Markle has been voicing her disdain for the U.K. tabloid media, particularly its racist coverage of her, ever since she and Prince Harry left the royal family. She’s currently in a legal standoff with Associated Newspaper Limited, which she successfully sued earlier this year for copyright and privacy infringement after one of its papers, The Mail on Sunday, published pieces of a “personal and private” letter to her father in 2018. ANL recently launched a challenge to the ruling. She addressed that case specifically during the summit, saying it’s “just me standing up for what’s right.”

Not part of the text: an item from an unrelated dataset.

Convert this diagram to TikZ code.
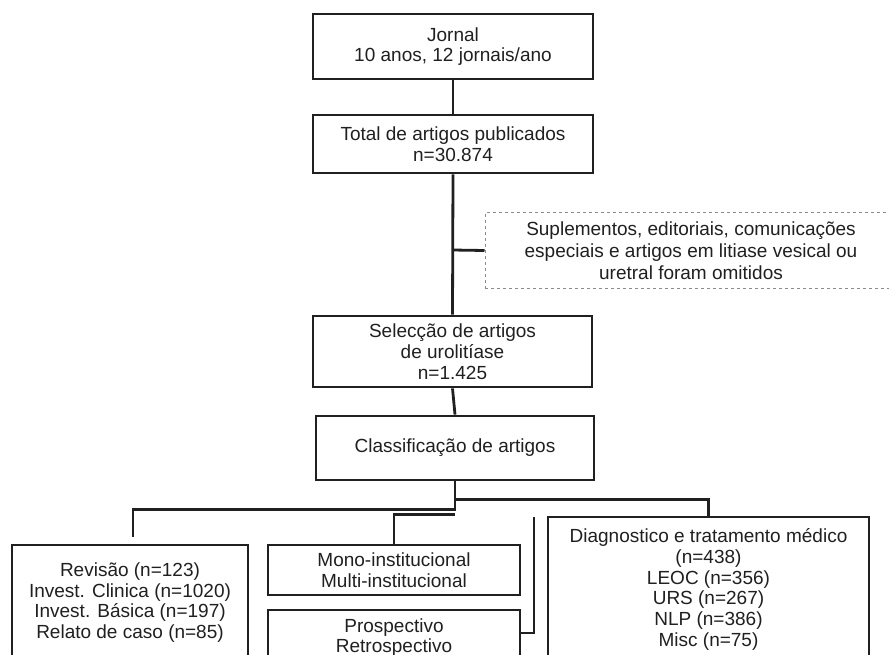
\documentclass[tikz,border=0pt]{standalone}
\usepackage{fontspec}
\setmainfont{Liberation Sans}
\definecolor{ink}{HTML}{202020}
\begin{document}
\begin{tikzpicture}[x=1pt,y=-1pt,
  box/.style={draw=ink, line width=2.8pt, fill=white, inner sep=0pt, align=center, text=ink,
    font=\fontsize{19}{20.8}\selectfont},
  dbox/.style={draw=black!45, dashed, line width=1pt, inner sep=0pt, align=center, text=ink,
    font=\fontsize{19}{22}\selectfont},
  conn/.style={draw=ink, line width=2.8pt}]
\useasboundingbox (0,0) rectangle (889,655);
\clip (0,0) rectangle (889,655);
\fill[white] (0,0) rectangle (889,655);
\node[box, minimum width=280pt, minimum height=65pt] (jornal) at (453,46.5) {Jornal\\10 anos, 12 jornais/ano};
\node[box, minimum width=280pt, minimum height=58pt] (total) at (453,144) {Total de artigos publicados\\n=30.874};
\node[dbox, minimum width=412pt, minimum height=75pt] (supl) at (691,250.5) {Suplementos, editoriais, comunicações\\especiais e artigos em litiase vesical ou\\uretral foram omitidos};
\node[box, minimum width=279pt, minimum height=71pt] (selec) at (452.5,351.5) {Selecção de artigos\\de urolitíase\\n=1.425};
\node[box, minimum width=278pt, minimum height=64pt] (classif) at (455,448) {Classificação de artigos};
\node[box, minimum width=236pt, minimum height=115pt] (rev) at (130,602.5) {Revisão (n=123)\\Invest. Clinica (n=1020)\\Invest. Básica (n=197)\\Relato de caso (n=85)};
\node[box, minimum width=252pt, minimum height=50pt] (mono) at (394,570) {Mono-institucional\\Multi-institucional};
\node[box, minimum width=252pt, minimum height=55pt] (prosp) at (394,637.5) {Prospectivo\\Retrospectivo};
\node[box, minimum width=321pt, minimum height=145pt] (diag) at (708.5,589.5) {Diagnostico e tratamento médico\\(n=438)\\LEOC (n=356)\\URS (n=267)\\NLP (n=386)\\Misc (n=75)};
\coordinate (br) at (452,250);
\coordinate (revend) at (133,537);
\coordinate (bracktop) at (534,517);
\coordinate (brackbot) at (534,633);
\draw[conn] (jornal.south) -- (total.north);
\draw[conn] (total.south) -- (selec.south |- selec.north);
\draw[conn] (br) -- (supl.west);
\draw[conn] (selec.south) -- (classif.north);
\draw[conn] (classif.south) -- ++(0,28) -| (revend);
\draw[conn] (classif.south) ++(0,33) -| (mono.north);
\draw[conn] (classif.south) ++(0,18) -| (diag.north);
\draw[conn] (bracktop) -- (brackbot) -- (prosp.east |- brackbot);
\end{tikzpicture}
\end{document}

Prince Harry also spoke about his wife’s fraught relationship with the media on Tuesday at a separate summit hosted by Wired magazine, which included discussing his dislike of the term Megxit, widely used as a reference to his and Markle’s choice to step away from the royal family. He called it a “misogynistic term that was created by a troll, amplified by world correspondents, and it grew and grew and grew onto mainstream media.” He yet again likened the media’s attacks on Markle to the press frenzy his mother, Princess Diana, suffered in the years leading up to her death, referencing the speculation that the car crash that killed Diana was caused by paparazzi chasing her car. He said, “I lost my mother to this self-manufactured rabidness, and obviously I’m determined not to lose the mother to my children to the same thing.”

Harry referenced a recent Twitter analytics report that revealed a coordinated online attack on Markle coming from just 83 accounts. “This isn’t just a social media problem,” he said, “it’s a media problem.” Earlier this year, Harry won his own case against the Mail on Sunday after suing them for libel. The couple is also taking legal action against two paparazzi agencies for photographing them with their 1-year-old son last year. Setting the media’s vicious treatment of him and his wife against the broader misinformation crisis, Harry recalled learning “from a very early age the incentives of publishing are not necessarily aligned with the incentives of truth.”

He argued that the U.K. press “don’t report the news, they create it,” adding that they have been “successful in turning fact-based news into opinion-based gossip with devastating consequences for the country.”